I began to laugh. “That rock sounds just like my father,” I told her. “And mine,” she said and asked if I could hear the other side of the conversation—-“What was the bulb saying?” “I need to bloom,” I told her. “Blooming is my whole purpose for being alive.” She frowned. “It should feel good to have that rock between you and danger, shouldn’t it?” she asked, “ But it doesn’t, really.” Suddenly my eyes filled with tears. I had no idea why. We let the matter drop there. From time to time I would think about it, and once I dreamt it again. It was just as disturbing.
Some years later I was agonizing over a major career change. The stress of this decision became intense, and one morning I awoke with a severe pain in my back. After the third or fourth day, I went to see my doctor, who told me that the pain did not correspond with anything anatomical he knew about.

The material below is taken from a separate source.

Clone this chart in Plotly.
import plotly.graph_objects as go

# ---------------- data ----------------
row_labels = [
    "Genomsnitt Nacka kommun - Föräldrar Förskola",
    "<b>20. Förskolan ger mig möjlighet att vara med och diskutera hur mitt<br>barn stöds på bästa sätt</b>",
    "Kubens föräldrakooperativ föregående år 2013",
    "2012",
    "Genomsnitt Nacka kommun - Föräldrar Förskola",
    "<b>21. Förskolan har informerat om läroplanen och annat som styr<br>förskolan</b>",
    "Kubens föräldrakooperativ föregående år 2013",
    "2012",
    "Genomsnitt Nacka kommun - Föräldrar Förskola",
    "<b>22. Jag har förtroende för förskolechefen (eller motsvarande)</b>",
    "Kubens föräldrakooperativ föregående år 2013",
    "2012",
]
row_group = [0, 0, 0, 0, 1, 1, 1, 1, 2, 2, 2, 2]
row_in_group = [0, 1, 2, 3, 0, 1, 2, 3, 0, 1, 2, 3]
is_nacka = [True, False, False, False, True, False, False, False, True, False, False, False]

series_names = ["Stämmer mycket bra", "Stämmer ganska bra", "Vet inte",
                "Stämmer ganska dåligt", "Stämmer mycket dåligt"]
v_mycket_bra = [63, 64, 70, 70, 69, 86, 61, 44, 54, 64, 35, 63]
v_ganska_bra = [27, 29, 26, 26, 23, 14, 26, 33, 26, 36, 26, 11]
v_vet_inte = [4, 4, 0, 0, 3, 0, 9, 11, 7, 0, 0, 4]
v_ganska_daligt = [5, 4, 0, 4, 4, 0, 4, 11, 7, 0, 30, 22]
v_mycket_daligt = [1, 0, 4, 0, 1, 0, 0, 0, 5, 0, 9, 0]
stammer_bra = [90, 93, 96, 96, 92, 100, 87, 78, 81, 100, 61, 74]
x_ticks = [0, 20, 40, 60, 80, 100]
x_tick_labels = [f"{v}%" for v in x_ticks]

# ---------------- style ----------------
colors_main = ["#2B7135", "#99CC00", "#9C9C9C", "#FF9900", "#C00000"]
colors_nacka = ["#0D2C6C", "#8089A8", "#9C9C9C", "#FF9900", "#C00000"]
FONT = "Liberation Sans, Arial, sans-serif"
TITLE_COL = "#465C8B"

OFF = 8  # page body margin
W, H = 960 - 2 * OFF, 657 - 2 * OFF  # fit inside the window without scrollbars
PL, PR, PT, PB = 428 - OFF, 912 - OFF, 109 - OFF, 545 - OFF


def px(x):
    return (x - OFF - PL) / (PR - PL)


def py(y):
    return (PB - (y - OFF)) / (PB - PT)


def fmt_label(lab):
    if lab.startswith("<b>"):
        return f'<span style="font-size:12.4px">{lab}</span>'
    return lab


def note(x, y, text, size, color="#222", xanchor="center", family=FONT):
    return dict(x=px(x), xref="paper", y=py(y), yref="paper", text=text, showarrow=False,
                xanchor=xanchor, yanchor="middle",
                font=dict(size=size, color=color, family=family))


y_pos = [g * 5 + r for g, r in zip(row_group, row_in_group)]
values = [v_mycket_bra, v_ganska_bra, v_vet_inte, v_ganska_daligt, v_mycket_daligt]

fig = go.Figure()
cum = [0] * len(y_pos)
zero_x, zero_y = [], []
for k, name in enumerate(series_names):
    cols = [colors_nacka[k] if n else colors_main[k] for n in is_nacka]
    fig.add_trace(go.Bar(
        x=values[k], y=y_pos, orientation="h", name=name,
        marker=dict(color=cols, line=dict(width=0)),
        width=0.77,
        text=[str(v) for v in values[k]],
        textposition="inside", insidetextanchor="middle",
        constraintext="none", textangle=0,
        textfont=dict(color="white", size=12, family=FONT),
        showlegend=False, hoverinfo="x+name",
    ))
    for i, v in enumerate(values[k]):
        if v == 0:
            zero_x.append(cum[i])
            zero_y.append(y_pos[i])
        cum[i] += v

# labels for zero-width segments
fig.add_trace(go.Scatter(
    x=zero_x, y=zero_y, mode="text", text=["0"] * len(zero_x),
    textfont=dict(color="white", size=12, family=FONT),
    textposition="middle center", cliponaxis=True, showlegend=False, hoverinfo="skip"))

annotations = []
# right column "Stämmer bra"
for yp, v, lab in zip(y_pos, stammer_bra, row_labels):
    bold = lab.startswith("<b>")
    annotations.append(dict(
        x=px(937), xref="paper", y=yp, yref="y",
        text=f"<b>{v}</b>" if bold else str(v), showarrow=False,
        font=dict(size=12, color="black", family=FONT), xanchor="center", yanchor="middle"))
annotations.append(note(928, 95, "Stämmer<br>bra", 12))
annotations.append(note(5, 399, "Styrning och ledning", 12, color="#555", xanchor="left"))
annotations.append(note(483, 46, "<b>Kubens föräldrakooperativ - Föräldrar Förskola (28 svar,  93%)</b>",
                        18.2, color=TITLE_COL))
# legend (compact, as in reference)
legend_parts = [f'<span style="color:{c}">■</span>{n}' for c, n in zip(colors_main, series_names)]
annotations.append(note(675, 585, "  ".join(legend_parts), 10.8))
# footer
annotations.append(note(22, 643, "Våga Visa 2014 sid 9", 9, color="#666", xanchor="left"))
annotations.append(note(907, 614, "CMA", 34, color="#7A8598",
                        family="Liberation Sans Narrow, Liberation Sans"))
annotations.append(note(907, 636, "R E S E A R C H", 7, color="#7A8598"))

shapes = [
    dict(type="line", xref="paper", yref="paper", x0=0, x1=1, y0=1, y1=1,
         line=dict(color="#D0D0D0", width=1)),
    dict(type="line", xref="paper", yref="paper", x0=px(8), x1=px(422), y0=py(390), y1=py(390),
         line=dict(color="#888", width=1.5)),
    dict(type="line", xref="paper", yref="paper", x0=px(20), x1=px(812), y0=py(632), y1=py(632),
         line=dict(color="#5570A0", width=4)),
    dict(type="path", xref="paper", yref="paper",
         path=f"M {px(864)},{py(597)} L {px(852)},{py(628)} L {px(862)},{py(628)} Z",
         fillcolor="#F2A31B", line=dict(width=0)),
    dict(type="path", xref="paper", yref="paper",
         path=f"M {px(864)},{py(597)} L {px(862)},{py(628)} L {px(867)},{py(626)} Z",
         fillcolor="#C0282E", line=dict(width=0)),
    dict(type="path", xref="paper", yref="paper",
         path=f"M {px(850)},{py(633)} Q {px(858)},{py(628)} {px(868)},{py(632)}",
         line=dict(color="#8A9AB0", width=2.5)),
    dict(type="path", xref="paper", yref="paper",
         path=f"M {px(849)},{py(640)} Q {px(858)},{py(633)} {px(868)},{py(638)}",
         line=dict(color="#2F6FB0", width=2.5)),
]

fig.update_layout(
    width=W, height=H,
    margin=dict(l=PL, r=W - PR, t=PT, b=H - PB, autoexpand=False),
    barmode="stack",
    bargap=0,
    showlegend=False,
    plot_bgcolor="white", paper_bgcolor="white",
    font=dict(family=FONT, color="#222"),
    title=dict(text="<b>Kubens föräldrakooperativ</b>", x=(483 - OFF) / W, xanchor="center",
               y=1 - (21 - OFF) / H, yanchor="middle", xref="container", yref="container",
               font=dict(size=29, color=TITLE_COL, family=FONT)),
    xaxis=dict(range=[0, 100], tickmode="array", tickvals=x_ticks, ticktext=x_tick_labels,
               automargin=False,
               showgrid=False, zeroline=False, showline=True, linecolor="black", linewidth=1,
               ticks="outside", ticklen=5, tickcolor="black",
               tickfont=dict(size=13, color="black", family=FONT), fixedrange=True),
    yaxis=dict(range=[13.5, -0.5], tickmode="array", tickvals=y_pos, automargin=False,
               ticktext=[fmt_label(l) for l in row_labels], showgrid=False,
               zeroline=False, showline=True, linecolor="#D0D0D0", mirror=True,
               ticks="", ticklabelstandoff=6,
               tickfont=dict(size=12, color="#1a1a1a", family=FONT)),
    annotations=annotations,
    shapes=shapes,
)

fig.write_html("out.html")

The pain went on for weeks. Finally someone suggested I consult an acupuncturist …This was not the usual thing to do at that time, but I had become desperate and so I had gone. Dr. Rossman ran his finger lightly down my back. When he touched the place that was hurting, the pain was so intense that I cried out. “Ah, he said, “ this is an acupuncture point. The life energy is stuck here.” … As soon as I felt the needle, the old, half-forgotten image of the daffodil bulb and the rock reappeared to me with extraordinary clarity. Suddenly I understood how the rock felt. The rock was afraid to let the bulb bloom. It knew the daffodil’s value and was determined that it must not come to harm. If it bloomed and became visible, it could be hurt. I also understood for the first time that if it did bloom, the daffodil might die.
Survival was a high priority in our family. My father, and indeed many other members of my family, had been made fearful of life by the Depression and the war. They had become experts at surviving. Surviving was a question of tenacity, of putting safety above all other considerations. Living, on the other hand, was a matter of passion and risk. Of finding something important and serving it. Of doing whatever was needed in order to live out loud.

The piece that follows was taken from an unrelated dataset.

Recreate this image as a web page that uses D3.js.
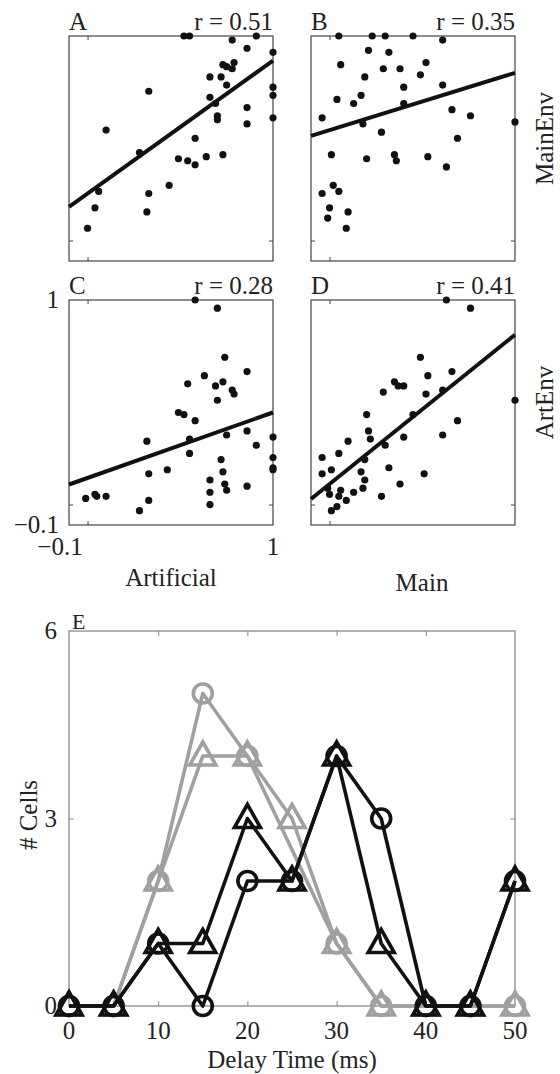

As a child of my family, I had not understood the difference in this way before. Perhaps survival was not the goal of life at all. As I anxiously began to wonder if it was possible to protect something without stopping the life in it, in my mind’s eye the rock spontaneously began to change its shape. As I watched in surprise, slowly it became taller and thinner and more transparent until I realized it was becoming a greenhouse. Inside it, the daffodil bulb put out a spike and bloomed. The yellow of the flower was extraordinary—as if it were made not of petals but of light. Lying there on Dr. Rossman’s table, I began to weep.
In the blink of an eye, things had turned inside out. The reason the rock had given the bulb for not blooming was the very reason it was important to bloom. It was a dangerous world, a world of suffering, loneliness, and loss. Daffodils were needed.

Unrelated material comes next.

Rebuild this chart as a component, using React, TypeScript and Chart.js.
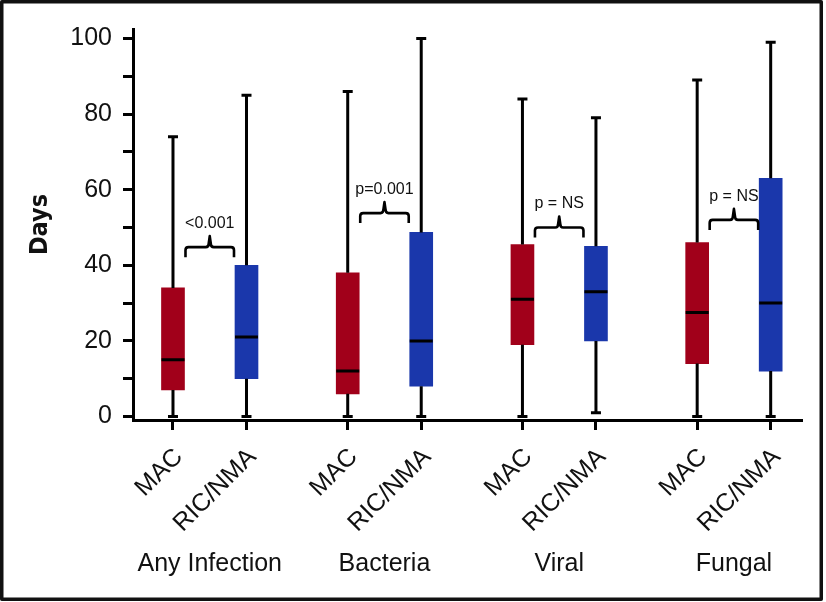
import React, { useEffect, useRef } from "react";
import { Chart, registerables } from "chart.js";

Chart.register(...registerables);

// ---- data ----
const groups = ["Any Infection", "Bacteria", "Viral", "Fungal"];
const regimens = ["MAC", "RIC/NMA"];

const macMin = [0, 0, 0, 0];
const macQ1 = [7, 6, 19, 14];
const macMedian = [15, 12, 31, 27.5];
const macQ3 = [34, 38, 45.5, 46];
const macMax = [74, 86, 84, 89];

const ricMin = [0, 0, 1, 0];
const ricQ1 = [10, 8, 20, 12];
const ricMedian = [21, 20, 33, 30];
const ricQ3 = [40, 48.7, 45, 63];
const ricMax = [85, 100, 79, 99];

const pLabels = ["<0.001", "p=0.001", "p = NS", "p = NS"];
const bracketLevels = [44.8, 53.8, 50, 52];

const yTickValues = [0, 10, 20, 30, 40, 50, 60, 70, 80, 90, 100];

// ---- layout constants ----
const GROUP_STEP = 2.377;
const RED = "#A1001A";
const BLUE = "#1A37AB";
const FONT = "'Liberation Sans', Arial, Helvetica, sans-serif";
const BOX_W = 23;

const posOf = (g: number, r: number) => g * GROUP_STEP + r;
const positions: number[] = [];
groups.forEach((_, g) => regimens.forEach((_, r) => positions.push(posOf(g, r))));

const series = [
  { min: macMin, q1: macQ1, med: macMedian, q3: macQ3, max: macMax },
  { min: ricMin, q1: ricQ1, med: ricMedian, q3: ricQ3, max: ricMax },
];

const extrasPlugin = {
  id: "boxExtras",
  afterDatasetsDraw(chart: any) {
    const ctx = chart.ctx as CanvasRenderingContext2D;
    const xs = chart.scales.x;
    const ys = chart.scales.y;
    ctx.save();
    ctx.strokeStyle = "#000";
    ctx.lineWidth = 3;
    ctx.lineCap = "butt";
    series.forEach((s, r) => {
      groups.forEach((_, g) => {
        const cx = xs.getPixelForValue(posOf(g, r));
        const yMin = ys.getPixelForValue(s.min[g]);
        const yQ1 = ys.getPixelForValue(s.q1[g]);
        const yMed = ys.getPixelForValue(s.med[g]);
        const yQ3 = ys.getPixelForValue(s.q3[g]);
        const yMax = ys.getPixelForValue(s.max[g]);
        ctx.beginPath();
        ctx.moveTo(cx, yQ3);
        ctx.lineTo(cx, yMax);
        ctx.moveTo(cx, yQ1);
        ctx.lineTo(cx, yMin);
        ctx.moveTo(cx - 5, yMax);
        ctx.lineTo(cx + 5, yMax);
        ctx.moveTo(cx - 5, yMin);
        ctx.lineTo(cx + 5, yMin);
        ctx.moveTo(cx - BOX_W / 2, yMed);
        ctx.lineTo(cx + BOX_W / 2, yMed);
        ctx.stroke();
      });
    });

    // brackets
    ctx.lineWidth = 2.6;
    ctx.lineJoin = "round";
    groups.forEach((_, g) => {
      const x1 = xs.getPixelForValue(posOf(g, 0)) + BOX_W / 2 + 1;
      const x2 = xs.getPixelForValue(posOf(g, 1)) - BOX_W / 2 - 1;
      const mid = (x1 + x2) / 2;
      const yl = ys.getPixelForValue(bracketLevels[g]);
      const drop = 10;
      const peak = 11;
      const rr = 3;
      ctx.beginPath();
      ctx.moveTo(x1, yl + drop);
      ctx.lineTo(x1, yl + rr);
      ctx.quadraticCurveTo(x1, yl, x1 + rr, yl);
      ctx.lineTo(mid - 4, yl);
      ctx.quadraticCurveTo(mid - 1, yl, mid - 1, yl - 4);
      ctx.lineTo(mid, yl - peak);
      ctx.lineTo(mid + 1, yl - 4);
      ctx.quadraticCurveTo(mid + 1, yl, mid + 4, yl);
      ctx.lineTo(x2 - rr, yl);
      ctx.quadraticCurveTo(x2, yl, x2, yl + rr);
      ctx.lineTo(x2, yl + drop);
      ctx.stroke();

      ctx.fillStyle = "#111";
      ctx.font = `16px ${FONT}`;
      ctx.textAlign = "center";
      ctx.textBaseline = "alphabetic";
      ctx.fillText(pLabels[g], mid, yl - peak - 8);
    });

    // rotated category labels (one per box, at the axis ticks)
    ctx.fillStyle = "#111";
    ctx.font = `25px ${FONT}`;
    ctx.textAlign = "right";
    ctx.textBaseline = "middle";
    xs.ticks.forEach((t: any, i: number) => {
      const px = xs.getPixelForValue(t.value);
      ctx.save();
      ctx.translate(px + 6, xs.top + 33);
      ctx.rotate(-Math.PI / 4);
      ctx.fillText(regimens[i % 2], 0, 0);
      ctx.restore();
    });

    // group labels
    ctx.textAlign = "center";
    ctx.textBaseline = "middle";
    groups.forEach((name, g) => {
      const cx = (xs.getPixelForValue(posOf(g, 0)) + xs.getPixelForValue(posOf(g, 1))) / 2;
      ctx.fillText(name, cx, 564);
    });

    // outer frame
    ctx.lineWidth = 3.5;
    ctx.strokeStyle = "#111";
    ctx.strokeRect(1.75, 1.75, 819.5, 597.5);
    ctx.restore();
  },
};

export default function App() {
  const ref = useRef<HTMLCanvasElement>(null);
  useEffect(() => {
    const canvas = ref.current!;
    const chart = new Chart(canvas, {
      type: "bar",
      data: {
        datasets: series.map((s, r) => ({
          label: regimens[r],
          data: groups.map((_, g) => ({ x: posOf(g, r), y: [s.q1[g], s.q3[g]] })),
          backgroundColor: r === 0 ? RED : BLUE,
          borderWidth: 0,
          barThickness: BOX_W,
          grouped: false,
        })) as any,
      },
      options: {
        animation: false,
        responsive: false,
        layout: { padding: { top: 29, right: 24, bottom: 0, left: 0 } },
        plugins: { legend: { display: false }, tooltip: { enabled: false } },
        scales: {
          x: {
            type: "linear",
            offset: false,
            min: -0.544,
            max: 8.557,
            afterFit: (scale: any) => {
              scale.height = 182;
            },
            afterBuildTicks: (scale: any) => {
              scale.ticks = positions.map((v) => ({ value: v }));
            },
            border: { display: true, color: "#000", width: 3 },
            grid: {
              display: true,
              offset: false,
              drawOnChartArea: false,
              drawTicks: true,
              tickLength: 10,
              tickWidth: 3,
              tickColor: "#000",
            },
            ticks: {
              display: false,
              autoSkip: false,
            },
          },
          y: {
            type: "linear",
            min: -0.93,
            max: 102.5,
            afterFit: (scale: any) => {
              scale.width = 133;
            },
            afterBuildTicks: (scale: any) => {
              scale.ticks = yTickValues.map((v) => ({ value: v }));
            },
            border: { display: true, color: "#000", width: 3 },
            grid: {
              display: true,
              drawOnChartArea: false,
              drawTicks: true,
              tickLength: 10,
              tickWidth: 3,
              tickColor: "#000",
            },
            ticks: {
              padding: 11,
              color: "#111",
              font: { family: FONT, size: 25 },
              callback: (v: any) => (Number(v) % 20 === 0 ? String(v) : ""),
            },
            title: {
              display: true,
              text: "Days",
              color: "#111",
              font: { family: "'Liberation Sans Narrow', 'DejaVu Sans Condensed', " + FONT, size: 25, weight: "bold" },
              padding: { top: 25, bottom: 0 },
            },
          },
        },
      },
      plugins: [extrasPlugin],
    });
    return () => chart.destroy();
  }, []);
  return (
    <div style={{ position: "fixed", left: 0, top: 0, width: 826, height: 602, background: "#fff" }}>
      <canvas ref={ref} width={826} height={602} style={{ display: "block" }} />
    </div>
  );
}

My family had actually cultivated fear. After I was bitten by a stray dog as a child and underwent a painful series of rabies shots, I became terrified of all dogs. My father encouraged this, believing that it would keep me safe. It had never occurred to me before that fear might be the wrong sort of protection.
After the first treatment, my pain never came back. When I revisited Dr. Rossman to discuss this with him, he told me that the acupuncture point where my life energy had been blocked was called the “Heart Protector”.
Shortly afterward, I left my secure and respectable faculty position at Stanford and moved down the peninsula to join with others who also dreamt of finding a new way to practice medicine.
Perhaps finding the right protection is the first responsibility of anyone hoping to make a difference in this world. Caring deeply makes us vulnerable. You cannot move things forward without exposure and involvement, without risk and process and criticism. Those who wish to change things may face disappointment, loss, or even ridicule. If you are ahead of your time, people laugh as often as they applaud, and being there first is usually lonely. But our protection cannot come between us and our purpose. Right protection is something within us rather than something between us and the world, more about finding a place of refuge and strength than finding a hiding place.